2. History of the Related Art
Such infrared ray emitters adapted to be installed in furnaces, tunnels or ovens intended more particularly for the drying or polymerization of liquid or powder paints on various supports, are known.
In accordance with the known art, there are disposed on the internal walls of furnaces or the like catalytic burners each comprising a frame which supports a catalytic structure composed of an element impregnated with a catalytic combustion matter. Outside the partitions of the furnaces thus equipped, there are provided pipes for conducting the combustible gas which terminate in each burner at a Venturi ensuring air/gas pre-mix, leads for conducting electric current for the resistors for pre-heating the catalytic structures and finally conduits for diffusing the air generated by a turbine air generator so as to diffuse air onto the surface of the catalytic structures.
It will be appreciated that such a construction is complex, resulting in the cost of a furnace or the like thus equipped being very high.
It is an object of the improvements forming the subject matter of the present invention to overcome these drawbacks and to provide an infrared ray emitter with catalytic burner which constitutes a monobloc assembly installed inside a furnace or the like, of which the assembly of the components allows functioning at high temperatures, of the order of 250°C, while comprising means for recycling the gaseous medium contained in the furnace by oxidation without flame of the solvents given off by the paint.
To that end, the infrared ray emitter with catalytic burner according to the invention which is adapted to be installed in a furnace or the like, comprises:
a box of which a large face is open;
a catalytic structure disposed in the open face of the box;
a member for injecting combustible gas;
a turbine air generator sending air under pressure in the box which includes a chamber for distributing air over the whole catalytic structure;
an electrical system for preheating the catalytic structure;
the turbine of an air generator, which is driven from outside the furnace, and electric controls for the electrical preheating system.

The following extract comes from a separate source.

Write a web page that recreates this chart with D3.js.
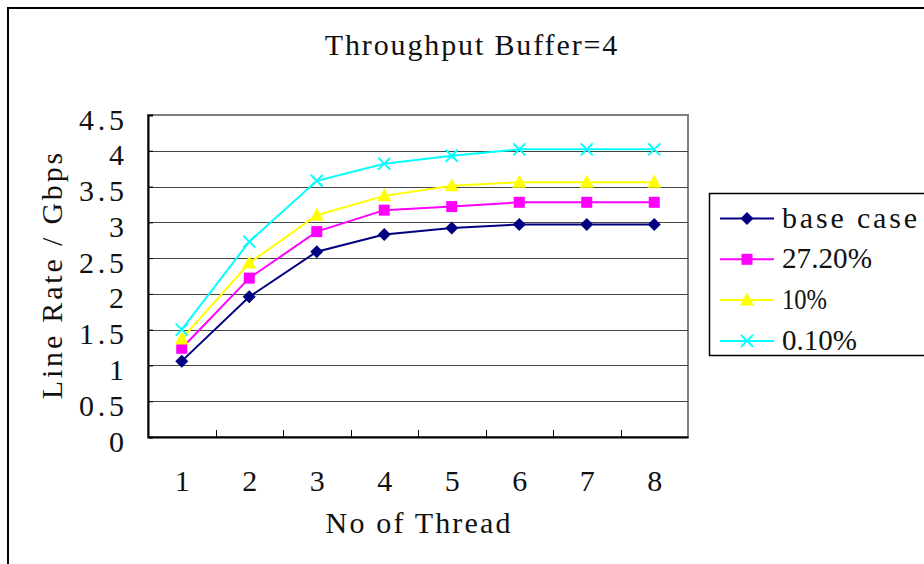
<!DOCTYPE html>
<html>
<head>
<meta charset="utf-8">
<script src="https://cdn.jsdelivr.net/npm/d3@7"></script>
<style>
  body { margin: 0; background: #fff; }
  svg { display: block; }
  svg text { font-family: 'Liberation Serif', 'DejaVu Serif', serif; }
</style>
</head>
<body>
<script>
const threads = [1, 2, 3, 4, 5, 6, 7, 8];
const yTicks = [0, 0.5, 1, 1.5, 2, 2.5, 3, 3.5, 4, 4.5];
const seriesNames = ['base case', '27.20%', '10%', '0.10%'];
const baseCase = [1.06, 1.96, 2.59, 2.83, 2.92, 2.97, 2.97, 2.97];
const pct2720 = [1.24, 2.22, 2.87, 3.17, 3.22, 3.28, 3.28, 3.28];
const pct10 = [1.37, 2.43, 3.10, 3.37, 3.51, 3.56, 3.56, 3.56];
const pct010 = [1.50, 2.73, 3.58, 3.82, 3.93, 4.02, 4.02, 4.02];

const width = 924;
const height = 564;
const marginTop = 115;
const marginLeft = 148;
const plotRight = 688;
const plotBottom = 437;
const charW = 15.4; // the original uses a half-width monospace face

const series = [
  { name: seriesNames[0], values: baseCase, color: '#000080', marker: 'diamond' },
  { name: seriesNames[1], values: pct2720, color: '#FF00FF', marker: 'square' },
  { name: seriesNames[2], values: pct10, color: '#FFFF00', marker: 'triangle' },
  { name: seriesNames[3], values: pct010, color: '#00FFFF', marker: 'cross' },
];

// stretch or squeeze a text to a fixed width, like the monospace original
const fitWidth = (sel, w) => {
  sel.each(function () {
    const natural = this.getComputedTextLength();
    const target = typeof w === 'function' ? w(this) : w;
    d3.select(this)
      .attr('textLength', target)
      .attr('lengthAdjust', natural > target ? 'spacingAndGlyphs' : 'spacing');
  });
};

const svg = d3
  .select('body')
  .append('svg')
  .attr('width', width)
  .attr('height', height)
  .attr('viewBox', [0, 0, width, height]);

// Outer chart frame (runs off the right and bottom edges)
svg
  .append('rect')
  .attr('x', 8)
  .attr('y', 8)
  .attr('width', 1000)
  .attr('height', 1000)
  .attr('fill', 'none')
  .attr('stroke', '#000')
  .attr('stroke-width', 2);

// Scales
const x = d3.scalePoint().domain(threads).range([marginLeft, plotRight]).padding(0.5);
const xBand = d3.scaleBand().domain(threads).range([marginLeft, plotRight]);
const y = d3.scaleLinear().domain([0, 4.5]).range([plotBottom, marginTop]);

// Plot border (gray top/right)
svg
  .append('rect')
  .attr('x', marginLeft)
  .attr('y', marginTop)
  .attr('width', plotRight - marginLeft)
  .attr('height', plotBottom - marginTop)
  .attr('fill', 'none')
  .attr('stroke', '#808080')
  .attr('stroke-width', 2);

// Gridlines
svg
  .append('g')
  .selectAll('line')
  .data(yTicks.filter((d) => d > 0 && d < 4.5))
  .join('line')
  .attr('x1', marginLeft)
  .attr('x2', plotRight)
  .attr('y1', (d) => Math.round(y(d)) + 0.5)
  .attr('y2', (d) => Math.round(y(d)) + 0.5)
  .attr('stroke', '#444')
  .attr('stroke-width', 1);

// y-axis
svg
  .append('g')
  .attr('transform', `translate(${marginLeft},0)`)
  .call(d3.axisLeft(y).tickValues(yTicks).tickSize(-5).tickPadding(24).tickFormat(d3.format('')))
  .call((g) => g.select('.domain').attr('stroke', '#000').attr('stroke-width', 2))
  .call((g) => g.selectAll('.tick line').attr('stroke', '#000'))
  .call((g) =>
    g
      .selectAll('.tick text')
      .attr('font-family', null)
      .attr('font-size', 30)
      .attr('fill', '#111')
      .attr('dy', 14)
      .attr('x', -24)
      .call(fitWidth, (el) => el.textContent.length * 15)
  );

// x-axis: ticks at category boundaries, pointing into the plot
svg
  .append('g')
  .selectAll('line')
  .data(threads.slice(1))
  .join('line')
  .attr('x1', (d) => Math.round(xBand(d)) + 0.5)
  .attr('x2', (d) => Math.round(xBand(d)) + 0.5)
  .attr('y1', plotBottom)
  .attr('y2', plotBottom - 7)
  .attr('stroke', '#000');

svg
  .append('g')
  .attr('transform', `translate(0,${plotBottom})`)
  .call(d3.axisBottom(x).tickSize(0).tickPadding(0))
  .call((g) => g.select('.domain').attr('stroke', '#000').attr('stroke-width', 2))
  .call((g) =>
    g
      .selectAll('.tick text')
      .attr('font-family', null)
      .attr('font-size', 30)
      .attr('fill', '#111')
      .attr('dy', null)
      .attr('y', 54)
  );

// Lines and markers
const line = d3
  .line()
  .x((d, i) => x(threads[i]))
  .y((d) => y(d));

const drawMarker = (g, type, color) => {
  if (type === 'diamond') {
    g.append('path').attr('d', 'M0,-6.5L6.5,0L0,6.5L-6.5,0Z').attr('fill', color);
  } else if (type === 'square') {
    g.append('rect').attr('x', -5.5).attr('y', -5.5).attr('width', 11).attr('height', 11).attr('fill', color);
  } else if (type === 'triangle') {
    g.append('path').attr('d', 'M0,-7.5L7,5.5L-7,5.5Z').attr('fill', color);
  } else {
    g.append('path')
      .attr('d', 'M-6,-6L6,6M-6,6L6,-6')
      .attr('stroke', color)
      .attr('stroke-width', 2)
      .attr('fill', 'none');
  }
};

for (let s of series) {
  svg
    .append('path')
    .attr('fill', 'none')
    .attr('stroke', s.color)
    .attr('stroke-width', 2)
    .attr('d', line(s.values));
  s.values.forEach((v, i) => {
    const g = svg.append('g').attr('transform', `translate(${x(threads[i])},${y(v)})`);
    drawMarker(g, s.marker, s.color);
  });
}

// Title
svg
  .append('text')
  .attr('x', width / 2 + 9)
  .attr('y', 55)
  .attr('text-anchor', 'middle')
  .attr('font-size', 30)
  .attr('fill', '#111')
  .text('Throughput Buffer=4')
  .call(fitWidth, 19 * charW);

// Axis titles
svg
  .append('text')
  .attr('x', (marginLeft + plotRight) / 2)
  .attr('y', 533)
  .attr('text-anchor', 'middle')
  .attr('font-size', 30)
  .attr('fill', '#111')
  .text('No of Thread')
  .call(fitWidth, 12 * charW);

svg
  .append('text')
  .attr('transform', 'translate(62,276) rotate(-90)')
  .attr('text-anchor', 'middle')
  .attr('font-size', 30)
  .attr('fill', '#111')
  .text('Line Rate / Gbps')
  .call(fitWidth, 16 * charW);

// Handmade legend
svg
  .append('rect')
  .attr('x', 709.5)
  .attr('y', 193.5)
  .attr('width', 300)
  .attr('height', 162)
  .attr('fill', '#fff')
  .attr('stroke', '#000')
  .attr('stroke-width', 1.5);

series.forEach((s, i) => {
  const cy = 218.5 + i * 40.8;
  svg
    .append('line')
    .attr('x1', 720)
    .attr('x2', 774)
    .attr('y1', cy)
    .attr('y2', cy)
    .attr('stroke', s.color)
    .attr('stroke-width', 2);
  const g = svg.append('g').attr('transform', `translate(747,${cy})`);
  drawMarker(g, s.marker, s.color);
  svg
    .append('text')
    .attr('x', 782)
    .attr('y', cy + 9)
    .attr('font-size', 30)
    .attr('fill', '#111')
    .text(s.name)
    .call(fitWidth, s.name.length * 15);
});
</script>
</body>
</html>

According to an advantageous embodiment, the box is mounted between two brackets secured to one of the walls of the furnace or the like, one of the brackets being assembled on a base to which is fixed the housing of the turbine of the air generator. This turbine is fixed on a shaft which traverses the wall of the furnace on which the brackets are fixed and cooperates outside the furnace with the device for driving the turbine. The box is preferably mounted to be adjustable with respect to the brackets.
The invention will be more readily understood on reading the following description with reference to the accompanying drawings, in which:
FIG. 1 is an exploded view in perspective of an infrared ray emitter according to the invention.
FIG. 2 is a section thereof along II--II (FIG. 1).
FIG. 3 is a horizontal section along III--III (FIG.2) of a furnace or the like inside which an infrared ray emitter according to the invention is installed.
Referring now to the drawings, the infrared ray emitter shown in FIG. 1 essentially comprises a box 1 made in the form of an elongated parallelepiped closed on five of its faces, with the large face 10 being open.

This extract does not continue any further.